(Charts and diagrams as code)
☆ ☆ ☆ ☆ ☆

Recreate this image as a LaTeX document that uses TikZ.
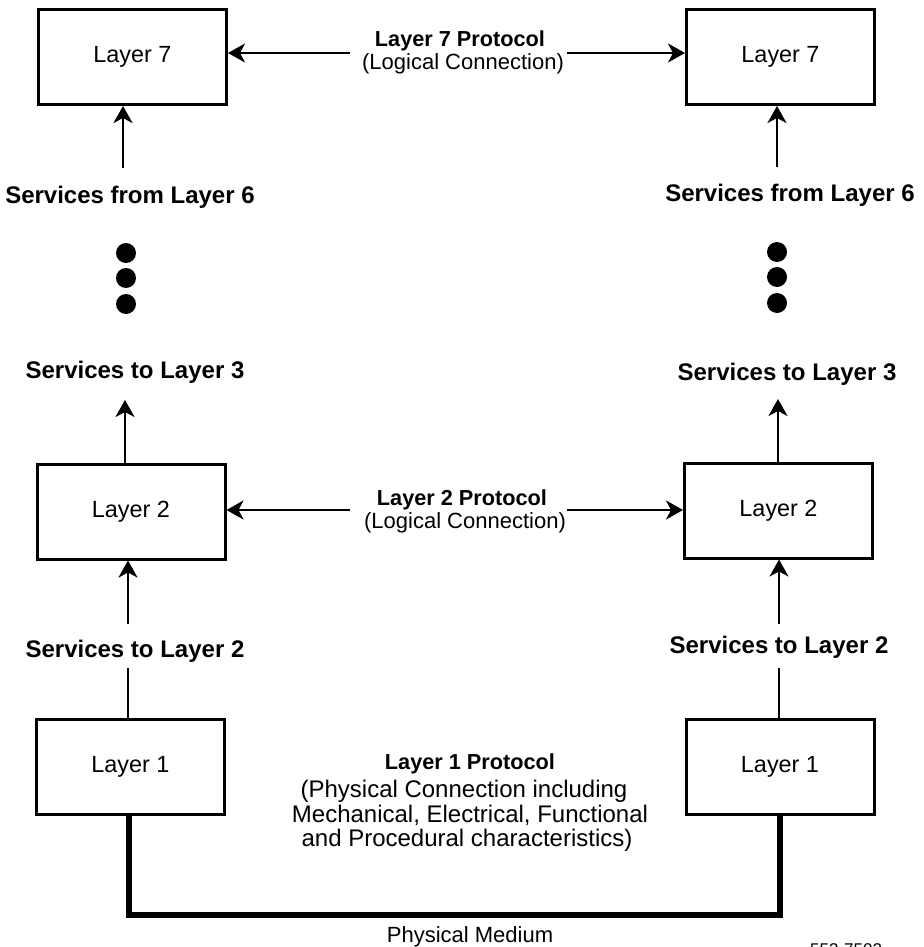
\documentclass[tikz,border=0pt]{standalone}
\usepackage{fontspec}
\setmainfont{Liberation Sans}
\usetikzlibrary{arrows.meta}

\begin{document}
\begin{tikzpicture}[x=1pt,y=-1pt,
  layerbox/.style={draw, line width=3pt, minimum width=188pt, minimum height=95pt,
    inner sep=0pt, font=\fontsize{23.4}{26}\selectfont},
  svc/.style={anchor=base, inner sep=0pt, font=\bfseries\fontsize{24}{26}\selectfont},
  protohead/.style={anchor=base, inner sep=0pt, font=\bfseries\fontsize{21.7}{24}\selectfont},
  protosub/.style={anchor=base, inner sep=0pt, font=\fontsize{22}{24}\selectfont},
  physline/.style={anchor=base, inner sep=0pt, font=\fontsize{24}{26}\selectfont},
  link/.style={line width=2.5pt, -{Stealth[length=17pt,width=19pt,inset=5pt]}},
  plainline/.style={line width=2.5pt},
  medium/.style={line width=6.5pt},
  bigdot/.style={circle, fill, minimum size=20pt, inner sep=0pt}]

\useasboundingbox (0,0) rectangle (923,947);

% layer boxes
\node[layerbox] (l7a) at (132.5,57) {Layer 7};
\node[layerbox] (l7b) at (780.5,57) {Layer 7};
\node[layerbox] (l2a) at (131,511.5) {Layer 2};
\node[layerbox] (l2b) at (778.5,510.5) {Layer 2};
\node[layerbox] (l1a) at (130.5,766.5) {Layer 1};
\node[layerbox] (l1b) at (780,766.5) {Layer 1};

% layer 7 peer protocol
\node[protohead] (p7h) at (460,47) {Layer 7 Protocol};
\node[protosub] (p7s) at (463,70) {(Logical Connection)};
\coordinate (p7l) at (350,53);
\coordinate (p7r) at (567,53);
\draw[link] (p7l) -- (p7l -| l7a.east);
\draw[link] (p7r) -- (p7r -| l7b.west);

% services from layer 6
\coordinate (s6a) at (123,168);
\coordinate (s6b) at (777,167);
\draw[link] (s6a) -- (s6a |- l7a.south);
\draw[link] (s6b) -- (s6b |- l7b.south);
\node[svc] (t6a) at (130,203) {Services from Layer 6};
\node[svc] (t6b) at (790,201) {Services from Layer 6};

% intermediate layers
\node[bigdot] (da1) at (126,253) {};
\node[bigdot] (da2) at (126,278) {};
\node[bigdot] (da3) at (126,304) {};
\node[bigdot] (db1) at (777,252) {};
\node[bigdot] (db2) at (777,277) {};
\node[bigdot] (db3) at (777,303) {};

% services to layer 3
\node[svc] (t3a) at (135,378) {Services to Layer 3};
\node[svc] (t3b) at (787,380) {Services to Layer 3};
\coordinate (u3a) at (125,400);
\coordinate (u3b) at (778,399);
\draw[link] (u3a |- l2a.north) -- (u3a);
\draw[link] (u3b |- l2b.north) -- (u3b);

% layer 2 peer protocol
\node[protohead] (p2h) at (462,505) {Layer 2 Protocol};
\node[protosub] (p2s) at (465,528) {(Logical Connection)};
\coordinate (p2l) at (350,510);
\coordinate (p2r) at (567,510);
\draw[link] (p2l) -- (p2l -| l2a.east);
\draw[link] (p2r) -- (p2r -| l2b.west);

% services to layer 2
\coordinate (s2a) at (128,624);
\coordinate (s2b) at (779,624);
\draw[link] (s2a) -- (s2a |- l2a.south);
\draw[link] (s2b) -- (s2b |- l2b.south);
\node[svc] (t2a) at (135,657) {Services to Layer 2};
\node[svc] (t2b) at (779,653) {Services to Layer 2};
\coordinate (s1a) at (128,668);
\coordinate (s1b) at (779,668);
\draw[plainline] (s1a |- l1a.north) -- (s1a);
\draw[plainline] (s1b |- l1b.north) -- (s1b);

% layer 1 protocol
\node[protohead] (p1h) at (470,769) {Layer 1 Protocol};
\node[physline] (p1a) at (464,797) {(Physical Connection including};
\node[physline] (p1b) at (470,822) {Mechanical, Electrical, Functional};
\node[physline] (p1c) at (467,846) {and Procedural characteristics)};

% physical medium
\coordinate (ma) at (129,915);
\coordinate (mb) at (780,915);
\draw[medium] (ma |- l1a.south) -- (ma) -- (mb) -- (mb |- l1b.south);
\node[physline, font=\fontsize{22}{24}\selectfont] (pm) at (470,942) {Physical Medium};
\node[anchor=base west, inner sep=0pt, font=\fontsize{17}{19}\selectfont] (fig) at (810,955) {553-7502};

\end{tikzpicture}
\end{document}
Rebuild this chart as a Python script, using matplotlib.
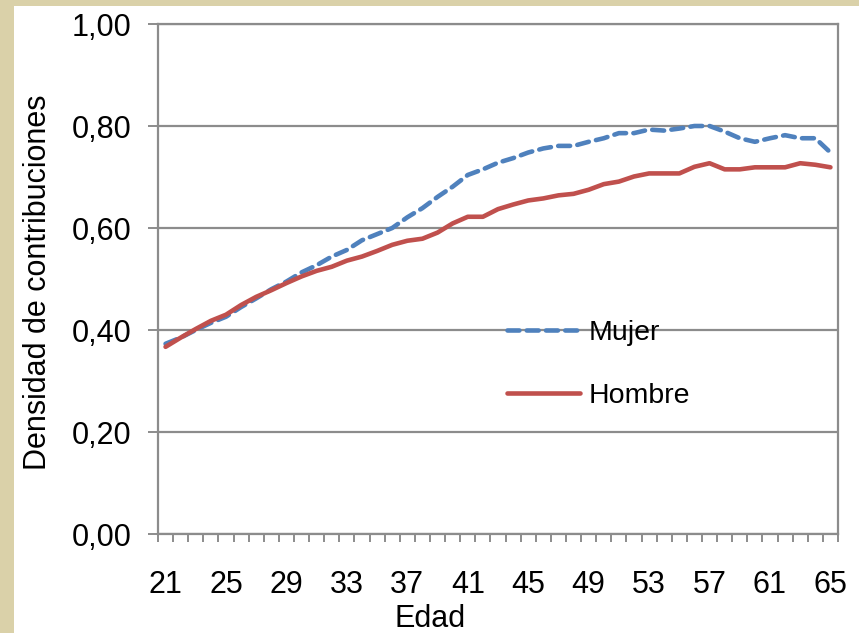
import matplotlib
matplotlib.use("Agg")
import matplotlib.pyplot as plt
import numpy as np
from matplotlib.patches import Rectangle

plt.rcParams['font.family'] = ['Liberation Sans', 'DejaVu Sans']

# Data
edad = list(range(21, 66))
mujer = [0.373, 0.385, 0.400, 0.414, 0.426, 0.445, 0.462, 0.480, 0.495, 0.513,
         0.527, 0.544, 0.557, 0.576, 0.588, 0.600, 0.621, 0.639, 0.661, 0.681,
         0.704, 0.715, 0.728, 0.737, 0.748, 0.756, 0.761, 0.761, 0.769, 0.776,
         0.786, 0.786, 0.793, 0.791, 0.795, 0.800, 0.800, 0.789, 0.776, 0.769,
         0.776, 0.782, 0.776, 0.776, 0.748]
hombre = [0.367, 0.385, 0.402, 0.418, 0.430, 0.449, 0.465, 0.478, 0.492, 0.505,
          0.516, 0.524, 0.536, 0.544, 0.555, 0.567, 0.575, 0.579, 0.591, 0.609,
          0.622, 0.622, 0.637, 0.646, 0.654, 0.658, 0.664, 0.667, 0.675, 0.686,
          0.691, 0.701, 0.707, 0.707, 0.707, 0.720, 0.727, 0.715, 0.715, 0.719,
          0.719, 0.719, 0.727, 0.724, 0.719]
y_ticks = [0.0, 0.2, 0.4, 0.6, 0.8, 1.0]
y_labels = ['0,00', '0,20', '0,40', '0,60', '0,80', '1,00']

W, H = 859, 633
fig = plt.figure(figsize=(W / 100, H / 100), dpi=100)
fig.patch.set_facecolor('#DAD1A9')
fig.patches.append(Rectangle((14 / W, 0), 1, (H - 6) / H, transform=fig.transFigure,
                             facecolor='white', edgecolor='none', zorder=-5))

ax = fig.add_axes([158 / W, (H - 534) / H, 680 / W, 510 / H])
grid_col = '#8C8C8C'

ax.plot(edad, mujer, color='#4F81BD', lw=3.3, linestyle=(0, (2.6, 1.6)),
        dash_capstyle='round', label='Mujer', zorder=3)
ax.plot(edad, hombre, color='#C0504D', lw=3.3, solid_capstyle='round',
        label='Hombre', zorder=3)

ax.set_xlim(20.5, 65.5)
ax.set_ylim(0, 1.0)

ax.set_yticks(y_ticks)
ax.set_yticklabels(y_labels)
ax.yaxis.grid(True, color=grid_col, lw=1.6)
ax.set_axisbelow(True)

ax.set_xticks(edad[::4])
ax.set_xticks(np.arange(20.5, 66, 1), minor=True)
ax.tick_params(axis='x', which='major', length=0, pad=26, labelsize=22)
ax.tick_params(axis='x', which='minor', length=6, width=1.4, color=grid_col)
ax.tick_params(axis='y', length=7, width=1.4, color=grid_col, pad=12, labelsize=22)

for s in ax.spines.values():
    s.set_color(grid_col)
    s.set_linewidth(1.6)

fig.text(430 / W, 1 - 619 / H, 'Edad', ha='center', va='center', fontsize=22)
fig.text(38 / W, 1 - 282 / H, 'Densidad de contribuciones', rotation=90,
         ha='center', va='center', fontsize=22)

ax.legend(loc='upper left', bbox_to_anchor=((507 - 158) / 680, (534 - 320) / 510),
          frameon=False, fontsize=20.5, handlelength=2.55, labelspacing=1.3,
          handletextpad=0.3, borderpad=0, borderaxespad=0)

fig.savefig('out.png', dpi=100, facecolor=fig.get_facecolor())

☆ ☆ ☆ ☆ ☆

▶ _Directive_:
Write out again, exactly, the lines from the start of the listing up to the line containing "(db3) at (777,303)", with both ends and without pictures.

▶ _Finished exercise_:
Recreate this image as a LaTeX document that uses TikZ.
\documentclass[tikz,border=0pt]{standalone}
\usepackage{fontspec}
\setmainfont{Liberation Sans}
\usetikzlibrary{arrows.meta}

\begin{document}
\begin{tikzpicture}[x=1pt,y=-1pt,
  layerbox/.style={draw, line width=3pt, minimum width=188pt, minimum height=95pt,
    inner sep=0pt, font=\fontsize{23.4}{26}\selectfont},
  svc/.style={anchor=base, inner sep=0pt, font=\bfseries\fontsize{24}{26}\selectfont},
  protohead/.style={anchor=base, inner sep=0pt, font=\bfseries\fontsize{21.7}{24}\selectfont},
  protosub/.style={anchor=base, inner sep=0pt, font=\fontsize{22}{24}\selectfont},
  physline/.style={anchor=base, inner sep=0pt, font=\fontsize{24}{26}\selectfont},
  link/.style={line width=2.5pt, -{Stealth[length=17pt,width=19pt,inset=5pt]}},
  plainline/.style={line width=2.5pt},
  medium/.style={line width=6.5pt},
  bigdot/.style={circle, fill, minimum size=20pt, inner sep=0pt}]

\useasboundingbox (0,0) rectangle (923,947);

% layer boxes
\node[layerbox] (l7a) at (132.5,57) {Layer 7};
\node[layerbox] (l7b) at (780.5,57) {Layer 7};
\node[layerbox] (l2a) at (131,511.5) {Layer 2};
\node[layerbox] (l2b) at (778.5,510.5) {Layer 2};
\node[layerbox] (l1a) at (130.5,766.5) {Layer 1};
\node[layerbox] (l1b) at (780,766.5) {Layer 1};

% layer 7 peer protocol
\node[protohead] (p7h) at (460,47) {Layer 7 Protocol};
\node[protosub] (p7s) at (463,70) {(Logical Connection)};
\coordinate (p7l) at (350,53);
\coordinate (p7r) at (567,53);
\draw[link] (p7l) -- (p7l -| l7a.east);
\draw[link] (p7r) -- (p7r -| l7b.west);

% services from layer 6
\coordinate (s6a) at (123,168);
\coordinate (s6b) at (777,167);
\draw[link] (s6a) -- (s6a |- l7a.south);
\draw[link] (s6b) -- (s6b |- l7b.south);
\node[svc] (t6a) at (130,203) {Services from Layer 6};
\node[svc] (t6b) at (790,201) {Services from Layer 6};

% intermediate layers
\node[bigdot] (da1) at (126,253) {};
\node[bigdot] (da2) at (126,278) {};
\node[bigdot] (da3) at (126,304) {};
\node[bigdot] (db1) at (777,252) {};
\node[bigdot] (db2) at (777,277) {};
\node[bigdot] (db3) at (777,303) {};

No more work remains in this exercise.